- PROBLEM REQUIREMENTS -
Below is a listing; write it out exactly and drop any images from it.

- DATA EXCERPT -

______________________________

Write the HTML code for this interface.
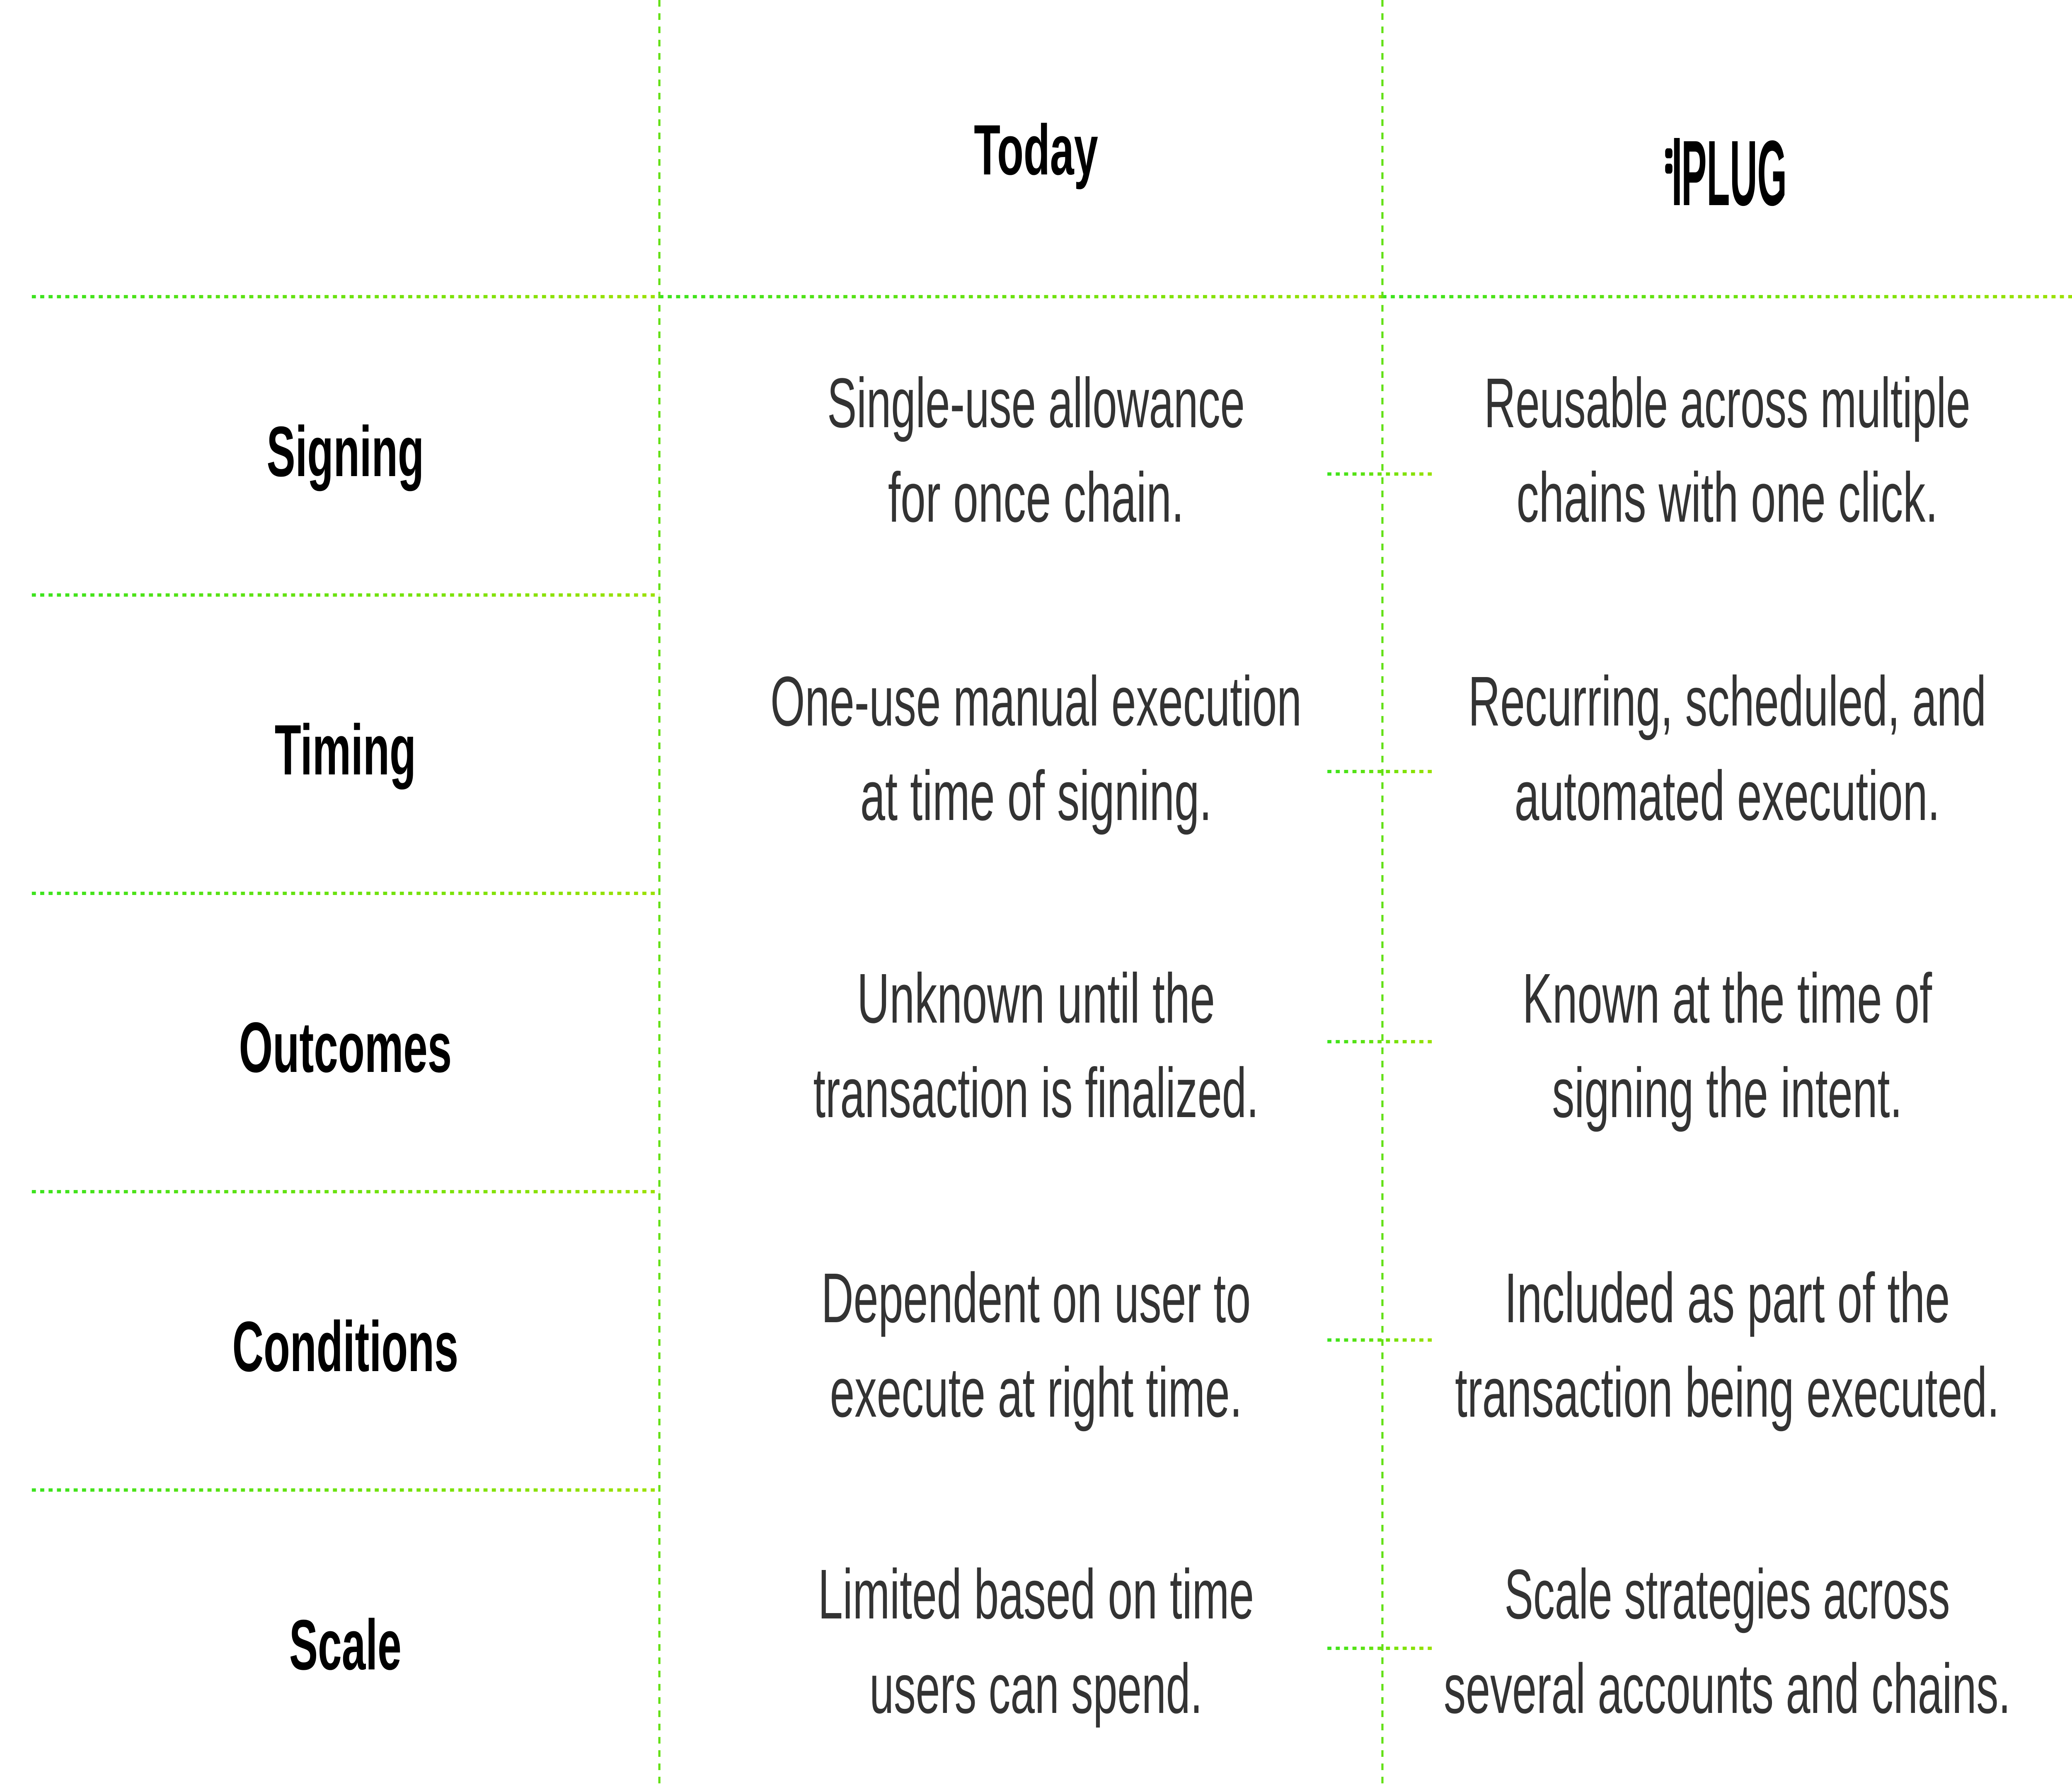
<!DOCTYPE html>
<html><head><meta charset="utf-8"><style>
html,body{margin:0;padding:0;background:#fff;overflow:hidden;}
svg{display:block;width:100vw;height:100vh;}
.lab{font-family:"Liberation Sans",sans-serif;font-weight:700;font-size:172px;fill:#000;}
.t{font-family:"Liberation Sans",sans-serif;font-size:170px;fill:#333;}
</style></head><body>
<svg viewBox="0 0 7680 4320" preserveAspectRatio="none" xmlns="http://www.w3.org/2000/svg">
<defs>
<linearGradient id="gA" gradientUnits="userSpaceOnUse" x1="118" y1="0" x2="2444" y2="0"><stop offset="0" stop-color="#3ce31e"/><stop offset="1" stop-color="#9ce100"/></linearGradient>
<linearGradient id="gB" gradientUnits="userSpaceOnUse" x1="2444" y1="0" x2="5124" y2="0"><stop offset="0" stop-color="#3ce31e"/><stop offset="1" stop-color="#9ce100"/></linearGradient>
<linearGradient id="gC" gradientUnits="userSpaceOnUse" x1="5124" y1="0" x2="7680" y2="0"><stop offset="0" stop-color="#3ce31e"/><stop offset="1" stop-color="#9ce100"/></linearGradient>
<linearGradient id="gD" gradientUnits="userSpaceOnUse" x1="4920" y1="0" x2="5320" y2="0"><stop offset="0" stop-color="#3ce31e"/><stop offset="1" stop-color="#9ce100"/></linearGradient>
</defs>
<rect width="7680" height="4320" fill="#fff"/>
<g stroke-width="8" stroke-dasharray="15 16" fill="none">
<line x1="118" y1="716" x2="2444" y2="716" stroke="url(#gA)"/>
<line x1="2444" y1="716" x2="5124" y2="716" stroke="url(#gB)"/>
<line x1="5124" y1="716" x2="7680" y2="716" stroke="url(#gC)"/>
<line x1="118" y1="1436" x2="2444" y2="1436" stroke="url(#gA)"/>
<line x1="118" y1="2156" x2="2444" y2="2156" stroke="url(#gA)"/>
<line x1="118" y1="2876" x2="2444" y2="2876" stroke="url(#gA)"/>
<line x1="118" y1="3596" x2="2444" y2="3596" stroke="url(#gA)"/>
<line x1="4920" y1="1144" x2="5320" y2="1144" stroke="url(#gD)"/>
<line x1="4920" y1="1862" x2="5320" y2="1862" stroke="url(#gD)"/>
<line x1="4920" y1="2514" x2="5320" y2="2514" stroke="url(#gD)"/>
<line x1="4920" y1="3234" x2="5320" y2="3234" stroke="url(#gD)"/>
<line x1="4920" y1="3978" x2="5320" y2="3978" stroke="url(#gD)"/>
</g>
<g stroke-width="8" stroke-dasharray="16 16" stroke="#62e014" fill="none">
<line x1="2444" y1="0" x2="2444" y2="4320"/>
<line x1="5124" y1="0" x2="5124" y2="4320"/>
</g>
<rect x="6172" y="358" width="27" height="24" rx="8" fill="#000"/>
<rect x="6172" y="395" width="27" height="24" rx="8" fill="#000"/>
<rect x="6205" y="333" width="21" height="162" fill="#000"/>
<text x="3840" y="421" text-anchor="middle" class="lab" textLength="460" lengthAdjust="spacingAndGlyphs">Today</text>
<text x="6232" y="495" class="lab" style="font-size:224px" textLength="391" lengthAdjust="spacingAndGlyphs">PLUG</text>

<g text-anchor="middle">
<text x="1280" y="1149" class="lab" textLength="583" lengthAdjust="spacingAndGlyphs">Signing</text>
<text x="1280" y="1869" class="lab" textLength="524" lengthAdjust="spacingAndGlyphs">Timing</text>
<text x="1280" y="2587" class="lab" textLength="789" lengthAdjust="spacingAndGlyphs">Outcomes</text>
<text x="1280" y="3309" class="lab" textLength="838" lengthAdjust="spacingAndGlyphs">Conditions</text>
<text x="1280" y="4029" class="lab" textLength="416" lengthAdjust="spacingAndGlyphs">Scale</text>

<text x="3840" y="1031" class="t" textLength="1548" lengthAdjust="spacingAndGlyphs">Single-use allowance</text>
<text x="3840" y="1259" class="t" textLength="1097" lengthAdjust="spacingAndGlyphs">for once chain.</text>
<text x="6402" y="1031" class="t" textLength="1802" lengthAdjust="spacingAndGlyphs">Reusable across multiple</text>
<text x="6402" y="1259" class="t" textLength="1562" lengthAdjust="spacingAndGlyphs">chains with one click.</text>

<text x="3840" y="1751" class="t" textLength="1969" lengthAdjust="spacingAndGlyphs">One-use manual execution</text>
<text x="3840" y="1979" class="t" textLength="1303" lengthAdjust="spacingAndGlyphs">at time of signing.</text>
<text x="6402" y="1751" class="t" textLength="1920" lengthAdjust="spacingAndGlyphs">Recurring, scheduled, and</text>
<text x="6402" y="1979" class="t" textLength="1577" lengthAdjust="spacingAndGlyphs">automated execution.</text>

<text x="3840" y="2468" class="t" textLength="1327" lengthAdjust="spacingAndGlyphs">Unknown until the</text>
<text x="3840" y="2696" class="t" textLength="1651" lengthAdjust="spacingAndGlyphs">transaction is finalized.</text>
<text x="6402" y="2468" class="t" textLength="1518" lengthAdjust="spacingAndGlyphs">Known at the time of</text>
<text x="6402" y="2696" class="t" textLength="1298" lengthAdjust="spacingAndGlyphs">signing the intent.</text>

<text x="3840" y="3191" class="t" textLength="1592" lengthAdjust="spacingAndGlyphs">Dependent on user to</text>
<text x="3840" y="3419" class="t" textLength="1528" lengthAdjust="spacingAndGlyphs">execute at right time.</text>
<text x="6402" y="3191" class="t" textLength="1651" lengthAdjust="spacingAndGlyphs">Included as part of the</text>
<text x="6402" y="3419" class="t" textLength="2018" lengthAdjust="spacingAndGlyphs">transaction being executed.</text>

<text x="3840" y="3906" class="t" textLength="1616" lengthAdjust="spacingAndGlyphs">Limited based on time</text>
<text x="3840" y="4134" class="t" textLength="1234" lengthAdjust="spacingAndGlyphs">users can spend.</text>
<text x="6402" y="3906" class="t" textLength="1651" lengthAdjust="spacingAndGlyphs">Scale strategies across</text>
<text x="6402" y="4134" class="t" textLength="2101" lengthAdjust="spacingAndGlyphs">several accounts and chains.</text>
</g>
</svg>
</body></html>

______________________________

- SOLUTION TO THE PROBLEM -
Write the HTML code for this interface.
<!DOCTYPE html>
<html><head><meta charset="utf-8"><style>
html,body{margin:0;padding:0;background:#fff;overflow:hidden;}
svg{display:block;width:100vw;height:100vh;}
.lab{font-family:"Liberation Sans",sans-serif;font-weight:700;font-size:172px;fill:#000;}
.t{font-family:"Liberation Sans",sans-serif;font-size:170px;fill:#333;}
</style></head><body>
<svg viewBox="0 0 7680 4320" preserveAspectRatio="none" xmlns="http://www.w3.org/2000/svg">
<defs>
<linearGradient id="gA" gradientUnits="userSpaceOnUse" x1="118" y1="0" x2="2444" y2="0"><stop offset="0" stop-color="#3ce31e"/><stop offset="1" stop-color="#9ce100"/></linearGradient>
<linearGradient id="gB" gradientUnits="userSpaceOnUse" x1="2444" y1="0" x2="5124" y2="0"><stop offset="0" stop-color="#3ce31e"/><stop offset="1" stop-color="#9ce100"/></linearGradient>
<linearGradient id="gC" gradientUnits="userSpaceOnUse" x1="5124" y1="0" x2="7680" y2="0"><stop offset="0" stop-color="#3ce31e"/><stop offset="1" stop-color="#9ce100"/></linearGradient>
<linearGradient id="gD" gradientUnits="userSpaceOnUse" x1="4920" y1="0" x2="5320" y2="0"><stop offset="0" stop-color="#3ce31e"/><stop offset="1" stop-color="#9ce100"/></linearGradient>
</defs>
<rect width="7680" height="4320" fill="#fff"/>
<g stroke-width="8" stroke-dasharray="15 16" fill="none">
<line x1="118" y1="716" x2="2444" y2="716" stroke="url(#gA)"/>
<line x1="2444" y1="716" x2="5124" y2="716" stroke="url(#gB)"/>
<line x1="5124" y1="716" x2="7680" y2="716" stroke="url(#gC)"/>
<line x1="118" y1="1436" x2="2444" y2="1436" stroke="url(#gA)"/>
<line x1="118" y1="2156" x2="2444" y2="2156" stroke="url(#gA)"/>
<line x1="118" y1="2876" x2="2444" y2="2876" stroke="url(#gA)"/>
<line x1="118" y1="3596" x2="2444" y2="3596" stroke="url(#gA)"/>
<line x1="4920" y1="1144" x2="5320" y2="1144" stroke="url(#gD)"/>
<line x1="4920" y1="1862" x2="5320" y2="1862" stroke="url(#gD)"/>
<line x1="4920" y1="2514" x2="5320" y2="2514" stroke="url(#gD)"/>
<line x1="4920" y1="3234" x2="5320" y2="3234" stroke="url(#gD)"/>
<line x1="4920" y1="3978" x2="5320" y2="3978" stroke="url(#gD)"/>
</g>
<g stroke-width="8" stroke-dasharray="16 16" stroke="#62e014" fill="none">
<line x1="2444" y1="0" x2="2444" y2="4320"/>
<line x1="5124" y1="0" x2="5124" y2="4320"/>
</g>
<rect x="6172" y="358" width="27" height="24" rx="8" fill="#000"/>
<rect x="6172" y="395" width="27" height="24" rx="8" fill="#000"/>
<rect x="6205" y="333" width="21" height="162" fill="#000"/>
<text x="3840" y="421" text-anchor="middle" class="lab" textLength="460" lengthAdjust="spacingAndGlyphs">Today</text>
<text x="6232" y="495" class="lab" style="font-size:224px" textLength="391" lengthAdjust="spacingAndGlyphs">PLUG</text>

<g text-anchor="middle">
<text x="1280" y="1149" class="lab" textLength="583" lengthAdjust="spacingAndGlyphs">Signing</text>
<text x="1280" y="1869" class="lab" textLength="524" lengthAdjust="spacingAndGlyphs">Timing</text>
<text x="1280" y="2587" class="lab" textLength="789" lengthAdjust="spacingAndGlyphs">Outcomes</text>
<text x="1280" y="3309" class="lab" textLength="838" lengthAdjust="spacingAndGlyphs">Conditions</text>
<text x="1280" y="4029" class="lab" textLength="416" lengthAdjust="spacingAndGlyphs">Scale</text>

<text x="3840" y="1031" class="t" textLength="1548" lengthAdjust="spacingAndGlyphs">Single-use allowance</text>
<text x="3840" y="1259" class="t" textLength="1097" lengthAdjust="spacingAndGlyphs">for once chain.</text>
<text x="6402" y="1031" class="t" textLength="1802" lengthAdjust="spacingAndGlyphs">Reusable across multiple</text>
<text x="6402" y="1259" class="t" textLength="1562" lengthAdjust="spacingAndGlyphs">chains with one click.</text>

<text x="3840" y="1751" class="t" textLength="1969" lengthAdjust="spacingAndGlyphs">One-use manual execution</text>
<text x="3840" y="1979" class="t" textLength="1303" lengthAdjust="spacingAndGlyphs">at time of signing.</text>
<text x="6402" y="1751" class="t" textLength="1920" lengthAdjust="spacingAndGlyphs">Recurring, scheduled, and</text>
<text x="6402" y="1979" class="t" textLength="1577" lengthAdjust="spacingAndGlyphs">automated execution.</text>

<text x="3840" y="2468" class="t" textLength="1327" lengthAdjust="spacingAndGlyphs">Unknown until the</text>
<text x="3840" y="2696" class="t" textLength="1651" lengthAdjust="spacingAndGlyphs">transaction is finalized.</text>
<text x="6402" y="2468" class="t" textLength="1518" lengthAdjust="spacingAndGlyphs">Known at the time of</text>
<text x="6402" y="2696" class="t" textLength="1298" lengthAdjust="spacingAndGlyphs">signing the intent.</text>

<text x="3840" y="3191" class="t" textLength="1592" lengthAdjust="spacingAndGlyphs">Dependent on user to</text>
<text x="3840" y="3419" class="t" textLength="1528" lengthAdjust="spacingAndGlyphs">execute at right time.</text>
<text x="6402" y="3191" class="t" textLength="1651" lengthAdjust="spacingAndGlyphs">Included as part of the</text>
<text x="6402" y="3419" class="t" textLength="2018" lengthAdjust="spacingAndGlyphs">transaction being executed.</text>

<text x="3840" y="3906" class="t" textLength="1616" lengthAdjust="spacingAndGlyphs">Limited based on time</text>
<text x="3840" y="4134" class="t" textLength="1234" lengthAdjust="spacingAndGlyphs">users can spend.</text>
<text x="6402" y="3906" class="t" textLength="1651" lengthAdjust="spacingAndGlyphs">Scale strategies across</text>
<text x="6402" y="4134" class="t" textLength="2101" lengthAdjust="spacingAndGlyphs">several accounts and chains.</text>
</g>
</svg>
</body></html>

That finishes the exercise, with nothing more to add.